Parents: Raising them

Currently my father continues to have spells of v-fib and passing out. For some reason, his implanted pacemaker/defibrillator does not fire properly. 

I received a call from my sister, that it has happened again and he is in an ambulance on the way back to the hospital. She did not know his status once in the ambulance, but was on the way to the Emergency Room. She told me to stay home and take care of myself, that she swears she will call as soon as she has news.

I had a chemotherapy treatment last friday and a hospital emergency room is the last place I need to be at the moment. I’m exhausted and my bones ache like crazy, so I’m going to kick my feet up and rest.

My mother appears to be having an issue with the amount of attention my dad is getting from the three of us. She has a doctor’s follow-up after cataract surgery scheduled tomorrow. I asked if it was ok to reschedule, so I could be there with Kristie to help sign him into hospice. Mom agreed and went to her part of the house to makeba call.

When I went to tell her it was rescheduled, she was on the phone complaining that we are ignoring her needs and not getting her where she needs to be. She was talking to one of her sisters.

This is totally untrue. My dad is not well and not expected to live. I just do not get this childish stuff.  I know she has an ilness affecting her thought processes, but it is not exactly the same.

I asked her to please verbalize if she has an issue with a schedule change. She says she will. What else do we do?

14 thoughts on “Parents: Raising them

  1. You can pat yourself on the back, my dear. You are doing an amazing job juggling all these crud right now!!! xoxoxo

    • Thank you, I feel so guilty my sisters are handling daddy. I don’t wanna miss anytime with him. I wanna help, but I physically cannot do it. Dad knows I love him! Great post, lately..Luanne. How is the book coming? Jillxo

      • I’m on hiatus from the book this summer because I’m too busy and my mind is too scattered. But it’s good to have a mental break.
        Your dad knows you wish you could help!!

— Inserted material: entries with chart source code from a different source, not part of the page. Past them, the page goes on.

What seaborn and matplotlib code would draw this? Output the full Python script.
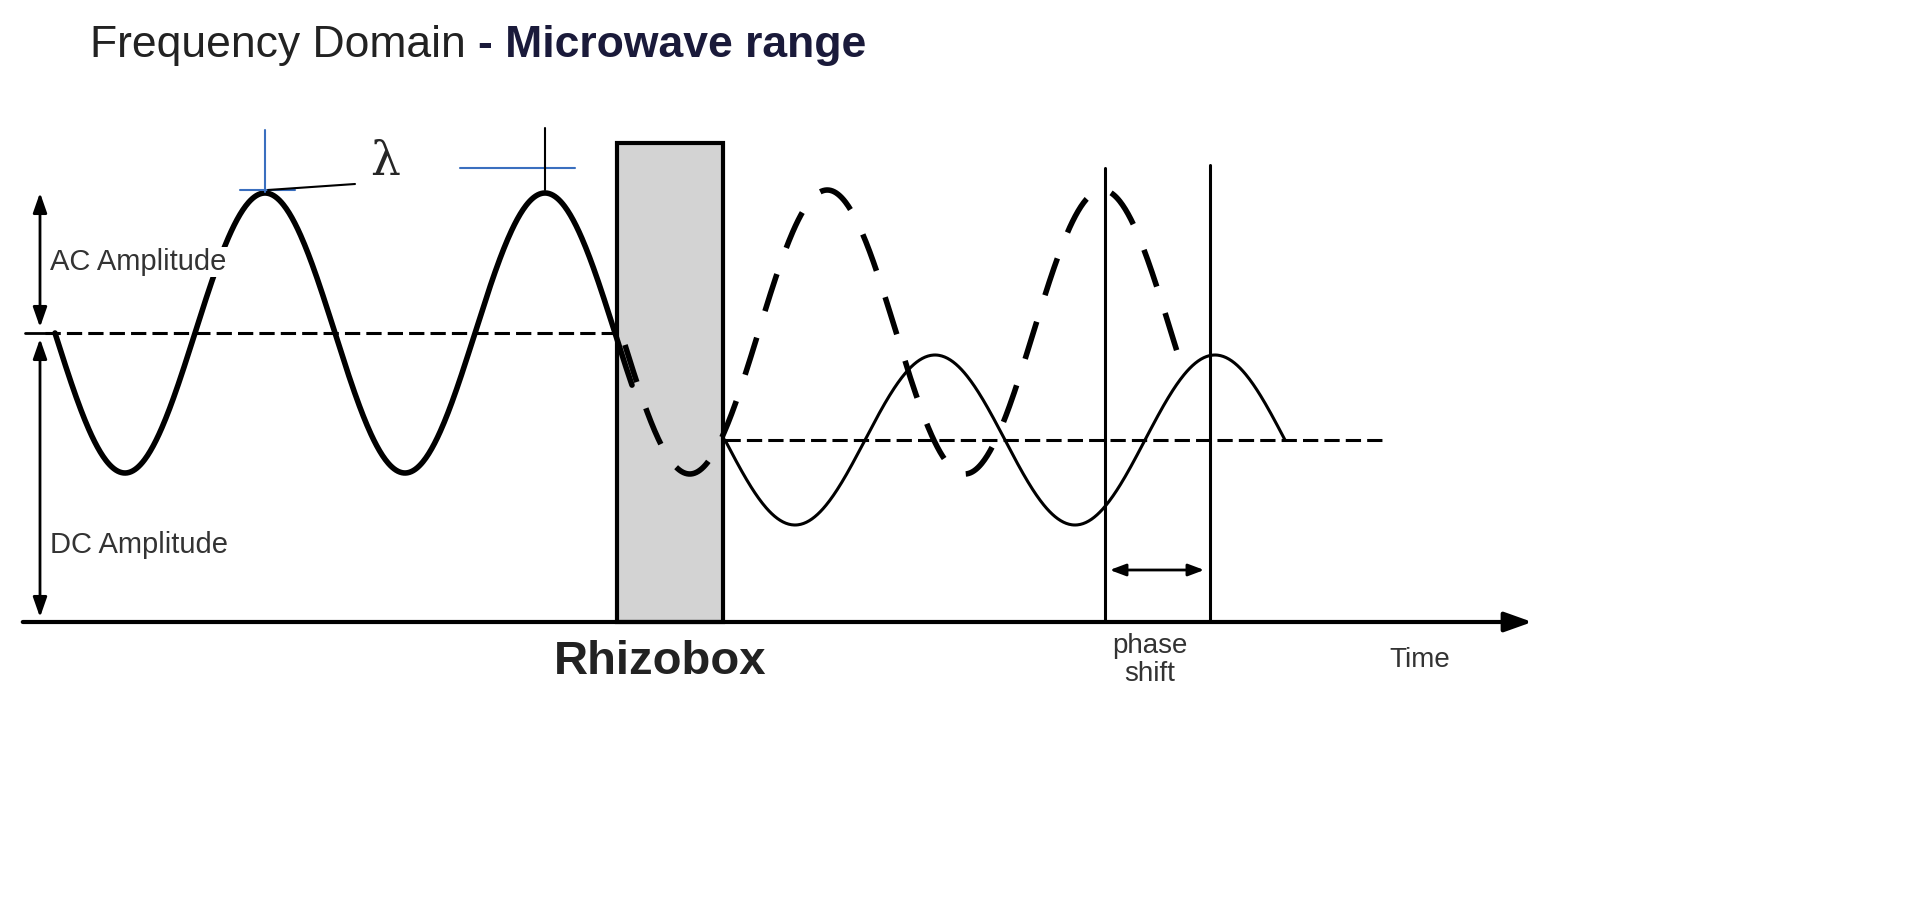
import numpy as np
import pandas as pd
import matplotlib
matplotlib.use("Agg")
import matplotlib.pyplot as plt
import seaborn as sns
from matplotlib.patches import Rectangle

sns.set_theme(style="white")
plt.rcParams['font.family'] = ['Liberation Sans', 'DejaVu Sans']

# wave parameters (pixel space): start x, end x, centre y, amplitude, period
input_wave = dict(x0=55, x1=632, yc=333, amp=140, period=280, start=55)
dashed_wave = dict(x0=625, x1=1180, yc=332, amp=142, period=275, start=621)
output_wave = dict(x0=725, x1=1285, yc=440, amp=85, period=280, start=725)
labels_text = ["AC Amplitude", "DC Amplitude", "phase\nshift", "Time", "Rhizobox"]

def wave(p):
    x = np.linspace(p["x0"], p["x1"], 600)
    y = p["yc"] + p["amp"] * np.sin(2 * np.pi * (x - p["start"]) / p["period"])
    return pd.DataFrame({"x": x, "y": y})

fig = plt.figure(figsize=(19.26, 9.11), dpi=100)
ax = fig.add_axes([0, 0, 1, 1])
ax.set_xlim(0, 1926)
ax.set_ylim(911, 0)
ax.axis("off")

# Rhizobox
ax.add_patch(Rectangle((617, 143), 106, 479, facecolor="#d3d3d3", edgecolor="black", lw=3, zorder=1))

sns.lineplot(data=wave(input_wave), x="x", y="y", ax=ax, color="black", lw=4, sort=False, zorder=2)
sns.lineplot(data=wave(dashed_wave), x="x", y="y", ax=ax, color="black", lw=4, sort=False,
             linestyle=(0, (7, 5)), zorder=3)
sns.lineplot(data=wave(output_wave), x="x", y="y", ax=ax, color="black", lw=2.2, sort=False, zorder=2)

# baselines
ax.plot([45, 615], [333, 333], color="black", lw=2.2, ls=(0, (5, 2)))
ax.plot([725, 1385], [440, 440], color="black", lw=2.2, ls=(0, (5, 2)))

# time axis
ax.annotate("", xy=(1535, 622), xytext=(20, 622),
            arrowprops=dict(arrowstyle="-|>,head_length=1.4,head_width=0.5", color="black", lw=3))
# left amplitude arrows
for a, b in [(190, 330), (336, 620)]:
    ax.annotate("", xy=(40, a), xytext=(40, b),
                arrowprops=dict(arrowstyle="<|-|>,head_length=1.0,head_width=0.35", color="black", lw=2))
ax.plot([25, 55], [333, 333], color="black", lw=2)

# phase lines
ax.plot([1105, 1105], [622, 168], color="black", lw=2.2)
ax.plot([1210, 1210], [622, 165], color="black", lw=2.2)
ax.annotate("", xy=(1107, 570), xytext=(1207, 570),
            arrowprops=dict(arrowstyle="<|-|>,head_length=0.8,head_width=0.3", color="black", lw=2))

# lambda markers
ax.plot([240, 295], [190, 190], color="#3a6fbf", lw=1.5)
ax.plot([265, 265], [130, 192], color="#3a6fbf", lw=1.5)
ax.plot([460, 575], [168, 168], color="#3a6fbf", lw=1.5)
ax.plot([545, 545], [128, 190], color="black", lw=1.5)
ax.plot([268, 355], [190, 184], color="black", lw=1.5)
ax.text(370, 162, "λ", fontsize=34, ha="left", va="center", family=["DejaVu Serif"])

# labels
ax.text(50, 262, labels_text[0], fontsize=21, color="#333333", va="center",
        bbox=dict(facecolor="white", edgecolor="none", pad=1), zorder=4)
ax.text(50, 545, labels_text[1], fontsize=21, color="#333333", va="center")
ax.text(1150, 660, labels_text[2], fontsize=20, color="#333333", ha="center", va="center", linespacing=1.1)
ax.text(1420, 660, labels_text[3], fontsize=20, color="#333333", ha="center", va="center")
ax.text(660, 662, labels_text[4], fontsize=34, fontweight="bold", color="#222222", ha="center", va="center")

# title
t1 = ax.text(90, 45, "Frequency Domain ", fontsize=32, color="#222222", va="center")
fig.canvas.draw()
bb = t1.get_window_extent()
ax.text(bb.x1, 45, "- Microwave range", fontsize=32, fontweight="bold", color="#1a1a3a", va="center")

fig.savefig("out.png", dpi=100)
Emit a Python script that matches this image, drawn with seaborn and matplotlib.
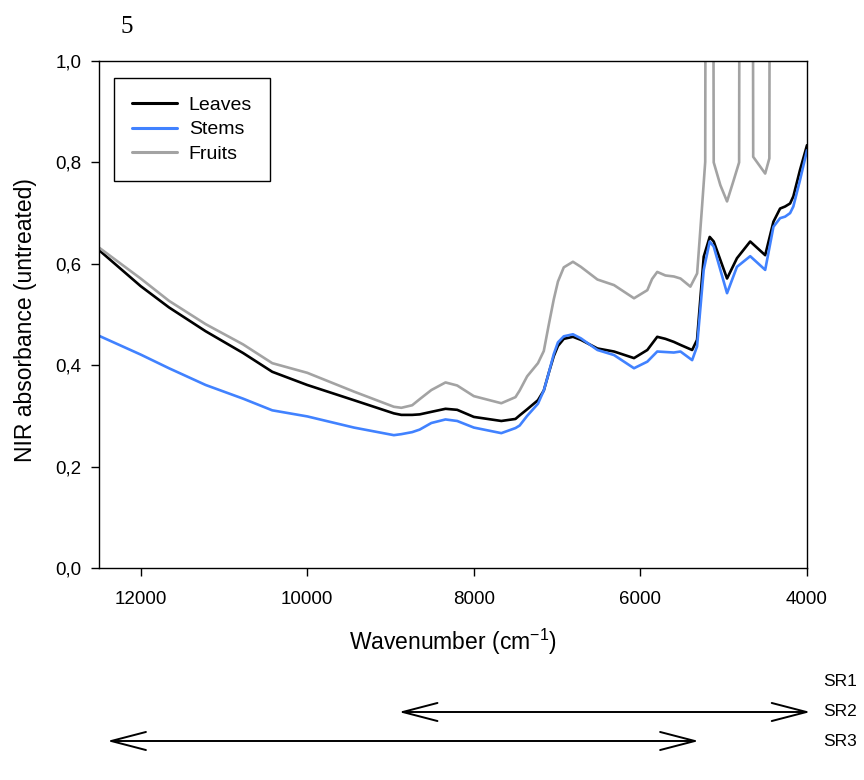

  2. My mother in law had Alzheimer’s and eventually we had to let things she said or did roll off of our shoulders although it is easier said than done when it is someone you love and your life is crashing in all around you while your desire right now is to be there for your dad. You are going through such a difficult time right now and I understand, my MIL was diagnosed shortly before I was diagnosed with breast cancer and I too had to go through dealing with both as well (she was living with us). My prayers go out to you as you deal with each of these issues. May I offer some friendly advice? Please take care of yourself first and foremost – then you will be able to not only heal from your own illness but be there for your mom and dad. God bless you with His peace, strength and comfort during this time.